Na primeira metade do século XX, um movimento filosófico denominado Existencialismo ou Filosofia da Existência e a Fenomenologia trouxeram para o palco da reflexão muitas realidades humanas que não eram tão frequentadas. Entre elas, a descoberta e presença do “outro”, do “tu”. A reflexão sempre se referia ao “eu”. Portanto, à individualidade, a subjetividade. O “outro”, o “tu” entra nos relacionamentos humanos como interlocutor, como alguém que me questiona, me limita, me liberta, me escraviza… Desta forma, o teatro, o romance, a poesia, o cinema, diários íntimos são os veículos que apresentam a irrupção do “outro” como uma presença constante.
Essa presença e sua atuação nas relações socioculturais vão incidir sobre a amizade social.
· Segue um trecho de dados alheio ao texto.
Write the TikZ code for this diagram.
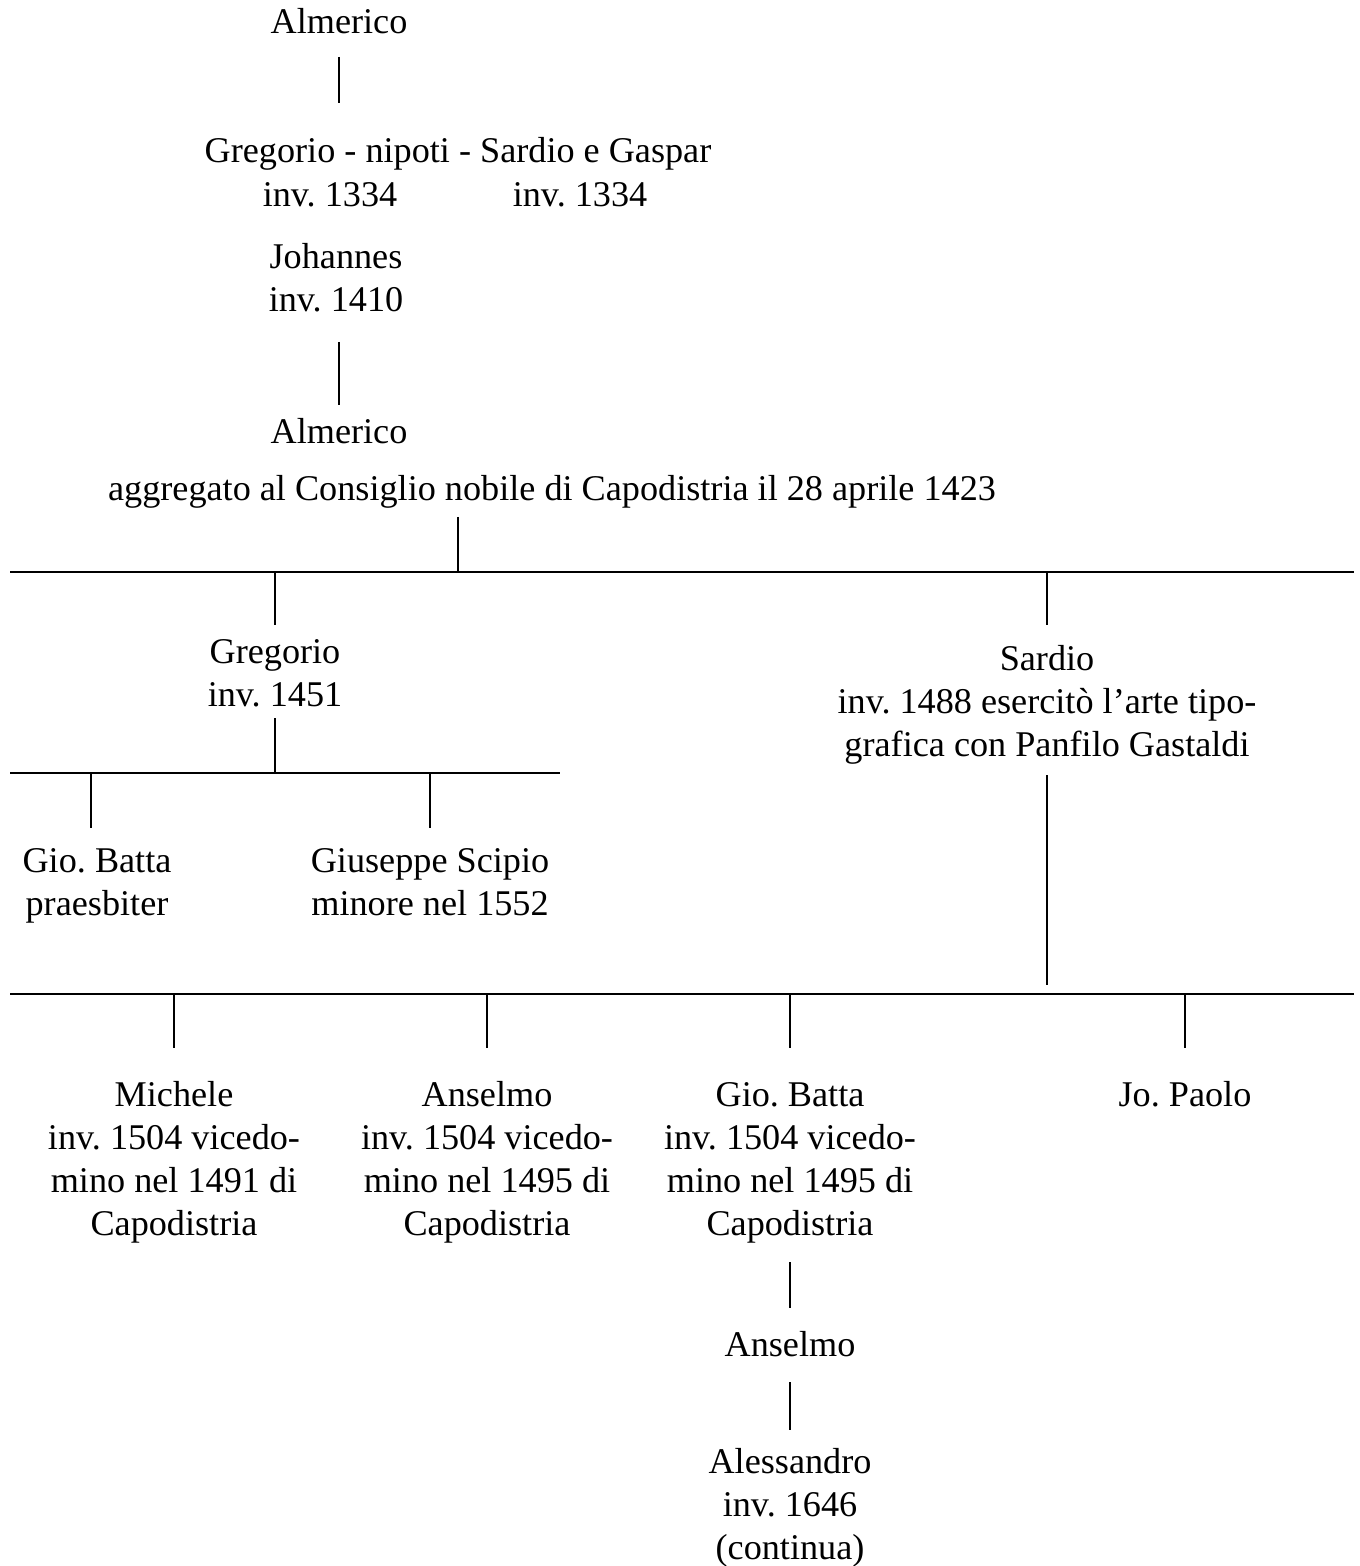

Pensadores cristãos ligados à Filosofia da Existência ou Existencialismo e a Fenomenologia, como aqueles que trouxeram a reflexão do ser humano, como “pessoa”, como o Personalismo conseguiram recuperar muitos dos valores que a Modernidade havia ignorado, rejeitado, negado…
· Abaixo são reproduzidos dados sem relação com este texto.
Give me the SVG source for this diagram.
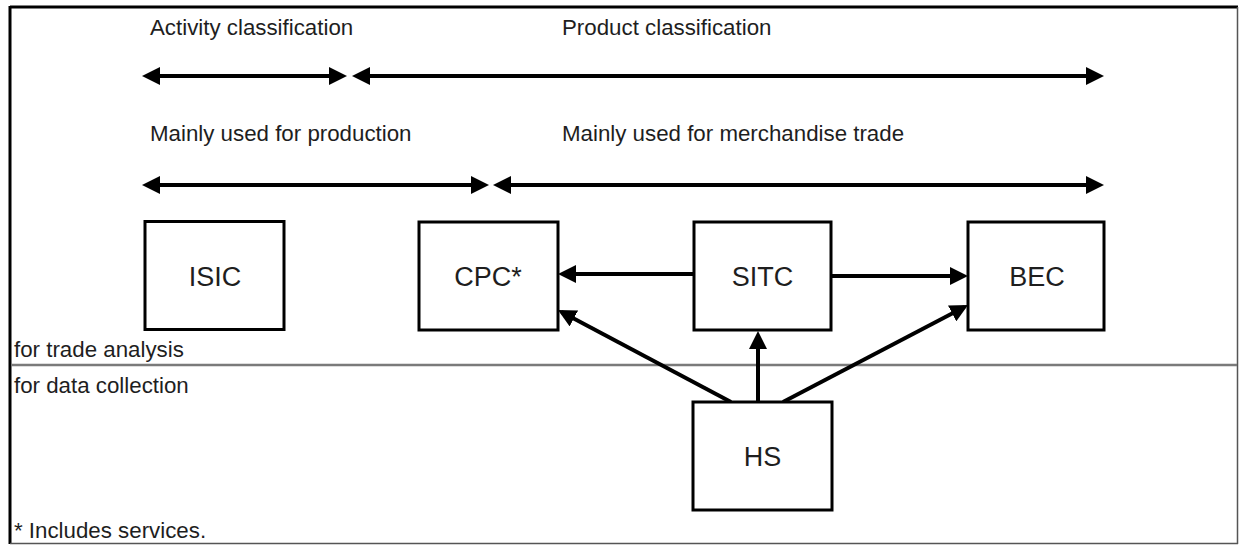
<svg xmlns="http://www.w3.org/2000/svg" width="1241" height="546" viewBox="0 0 1241 546">
  <style>
    .label { font-family: "Liberation Sans", Arial, sans-serif; font-size: 22.3px; fill: #1e1e1e; }
    .node-label { font-family: "Liberation Sans", Arial, sans-serif; font-size: 27px; fill: #1e1e1e; text-anchor: middle; }
    .box { fill: #ffffff; stroke: #000000; stroke-width: 3; }
    .arrow { fill: none; stroke: #000000; stroke-width: 4; marker-start: url(#head); marker-end: url(#head); }
    .link { fill: none; stroke: #000000; stroke-width: 4; marker-end: url(#head); }
  </style>
  <defs>
    <marker id="head" viewBox="0 0 18 18" markerWidth="18" markerHeight="18" refX="14" refY="9" orient="auto-start-reverse" markerUnits="userSpaceOnUse">
      <path d="M0,0 L18,9 L0,18 z" fill="#000000"/>
    </marker>
  </defs>

  <rect width="1241" height="546" fill="#ffffff"/>

  <!-- outer frame: heavy top/left, light right/bottom -->
  <g id="frame">
    <line x1="10" y1="7" x2="1238" y2="7" stroke="#000000" stroke-width="3"/>
    <line x1="10" y1="6" x2="10" y2="544" stroke="#000000" stroke-width="3"/>
    <line x1="1237.5" y1="7" x2="1237.5" y2="544" stroke="#555555" stroke-width="1.5"/>
    <line x1="10" y1="543.5" x2="1238" y2="543.5" stroke="#555555" stroke-width="1.5"/>
    <!-- band divider -->
    <line x1="11" y1="365" x2="1237" y2="365" stroke="#7a7a7a" stroke-width="2.5"/>
  </g>

  <!-- range labels -->
  <g id="ranges">
    <text class="label" x="150" y="35">Activity classification</text>
    <text class="label" x="562" y="35">Product classification</text>
    <text class="label" x="150" y="141">Mainly used for production</text>
    <text class="label" x="562" y="141">Mainly used for merchandise trade</text>
    <text class="label" x="14" y="357">for trade analysis</text>
    <text class="label" x="14" y="393">for data collection</text>
    <text class="label" x="14" y="538">* Includes services.</text>
  </g>

  <!-- connectors -->
  <g id="connectors">
    <line class="arrow" x1="146" y1="76" x2="343" y2="76"/>
    <line class="arrow" x1="356" y1="76" x2="1100" y2="76"/>
    <line class="arrow" x1="146" y1="185" x2="485" y2="185"/>
    <line class="arrow" x1="497" y1="185" x2="1100" y2="185"/>
    <line class="link" x1="694" y1="274" x2="562" y2="274"/>
    <line class="link" x1="831" y1="276" x2="964" y2="276"/>
    <line class="link" x1="731" y1="402" x2="561.5" y2="311.9"/>
    <line class="link" x1="758" y1="402" x2="758" y2="335"/>
    <line class="link" x1="783" y1="402" x2="964.5" y2="306.9"/>
  </g>

  <g id="isic">
    <rect class="box" x="145" y="221.5" width="139" height="108"/>
    <text class="node-label" x="215" y="286">ISIC</text>
  </g>
  <g id="cpc">
    <rect class="box" x="419" y="222" width="139" height="108"/>
    <text class="node-label" x="488" y="286">CPC*</text>
  </g>
  <g id="sitc">
    <rect class="box" x="694" y="222" width="137" height="108"/>
    <text class="node-label" x="762.5" y="286">SITC</text>
  </g>
  <g id="bec">
    <rect class="box" x="968" y="222" width="136" height="108"/>
    <text class="node-label" x="1037" y="286">BEC</text>
  </g>
  <g id="hs">
    <rect class="box" x="693" y="402" width="139" height="108"/>
    <text class="node-label" x="762.5" y="466">HS</text>
  </g>
</svg>
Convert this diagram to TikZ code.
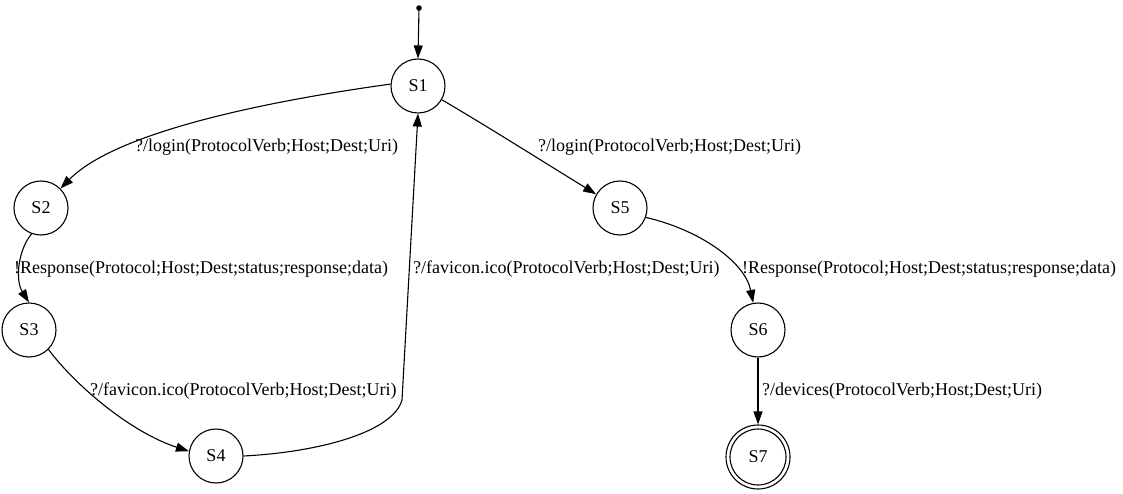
\documentclass[tikz,border=0pt]{standalone}
\usepackage{fontspec}
\setmainfont{Liberation Serif}
\usetikzlibrary{arrows.meta}
\begin{document}
\begin{tikzpicture}[x=1pt,y=-1pt,
  every node/.style={font=\fontsize{18}{21}\selectfont},
  state/.style={circle,draw,line width=1.1pt,minimum size=54pt,inner sep=0pt},
  ring/.style={circle,draw,line width=1.1pt,minimum size=64pt,inner sep=0pt},
  lbl/.style={anchor=west,inner sep=0pt},
  edge/.style={line width=1.1pt,-{Triangle[length=13pt,width=9pt]}}]
\useasboundingbox (0,0) rectangle (1123,494);

% states
\node[state] (S1) at (418,86) {S1};
\node[state] (S2) at (41,208) {S2};
\node[state] (S3) at (29,330) {S3};
\node[state] (S4) at (216,456) {S4};
\node[state] (S5) at (620,208) {S5};
\node[state] (S6) at (758,330) {S6};
\node[circle,draw,line width=1.1pt,minimum size=56pt,inner sep=0pt] (S7) at (758,457) {S7};
\node[ring] (S7o) at (S7) {};

% initial marker
\fill (419,8) circle (2.8);
\coordinate (init) at (419,8);

% transitions
\draw[edge] (init) -- (S1.north);
\draw[edge] (S1.176) .. controls (290,98) and (120,128) .. (S2.45);
\draw[edge] (S1.-30) .. controls (490,128) and (550,166) .. (S5.150);
\draw[edge] (S2.250) .. controls (18,250) and (15,280) .. (S3.north);
\draw[edge] (S3.-45) .. controls (75,385) and (130,432) .. (S4.170);
\draw[edge] (S4.east) .. controls (320,452) and (393,432) .. (402,400) -- (S1.south);
\draw[edge] (S5.-20) .. controls (700,230) and (745,262) .. (S6.100);
\draw[edge] (S6.south) -- (S7o.north);

% transition labels
\node[lbl] (l12) at (135,147) {?/login(ProtocolVerb;Host;Dest;Uri)};
\node[lbl] (l15) at (538,147) {?/login(ProtocolVerb;Host;Dest;Uri)};
\node[lbl] (l23) at (14,269) {!Response(Protocol;Host;Dest;status;response;data)};
\node[lbl] (l56) at (742,269) {!Response(Protocol;Host;Dest;status;response;data)};
\node[lbl] (l41) at (413,269) {?/favicon.ico(ProtocolVerb;Host;Dest;Uri)};
\node[lbl] (l34) at (90,391) {?/favicon.ico(ProtocolVerb;Host;Dest;Uri)};
\node[lbl] (l67) at (762,391) {?/devices(ProtocolVerb;Host;Dest;Uri)};
\end{tikzpicture}
\end{document}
De fato, a presença do “outro” e a relação com ele faz bem ao ser humano porque o humaniza. Sim, humaniza-o porque nós fomos criados, aparelhados para a comunicação, isto é, para estarmos abertos ao outro (minúsculo: semelhante) e ao Outro (maiúsculo: Deus). Em outras palavras, fomos feitos para não estarmos sós. Somos todos seres sociais. Necessitamos uns dos outros para poder viver. Sem a presença do outro e sem essa abertura para o outro, nossa vida se torna intragável e inviável como vida verdadeiramente humana. O ser humano é essencialmente dialogante, comunicante.
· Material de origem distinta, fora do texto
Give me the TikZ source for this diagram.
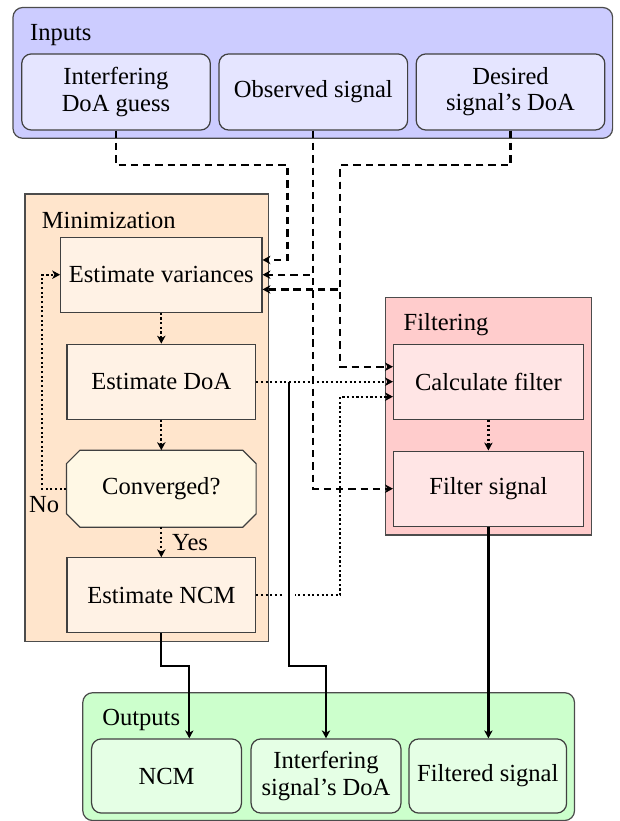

Sem dúvida, quando não desenvolve essa sua dimensão pessoal, ele se empobrece e empobrece os seus semelhantes. Quando isso acontece a solidão torna-se, então, uma realidade tremendamente negativa. Essa solidão necessita de superação para o bem do próprio ser humano e para os que convivem com ele. Com efeito, essa solidão soma negativamente para o todo da sociedade. O ser humano foi criado para ser solidário e não solitário. Daí a necessidade de cultivar a amizade social.
O Papa Francisco, tendo presente toda essa reflexão ao logo de todo século XX, escreve a “Encíclica Fratelli Tutti”, recuperando toda a riqueza dessa experiência. E oferece uma bela e rica mensagem a respeito da Amizade social. Deixemos ele nos dizer algo. A CF2024 aproveitou essa reflexão e a transformou no Tema central de sua proposta.
“Amizade social é ‘amor que ultrapassa as barreiras da geografia e do espaço’; amizade social é ‘uma fraternidade aberta, que permite reconhecer, valorizar e amar todas as pessoas, independentemente da sua proximidade física’; “amizade social é viver livre ‘de todo desejo de domínio sobre os outros’; amizade social é o ‘amor que rompe as cadeias que nos isolam e separam, lançando pontes; o amor que permite construir uma grande família na qual todos nós podemos nos sentir em casa; amizade social é a nossa ‘vocação para formar uma comunidade de irmãos que acolhem mutuamente e cuidam uns dos outros’…”
Torna-o solidário e apto a construir a Civilização do Amor. A nossa Sociedade e nossa Cultura precisam de seres humanos solidário e não de seres humanos solitários.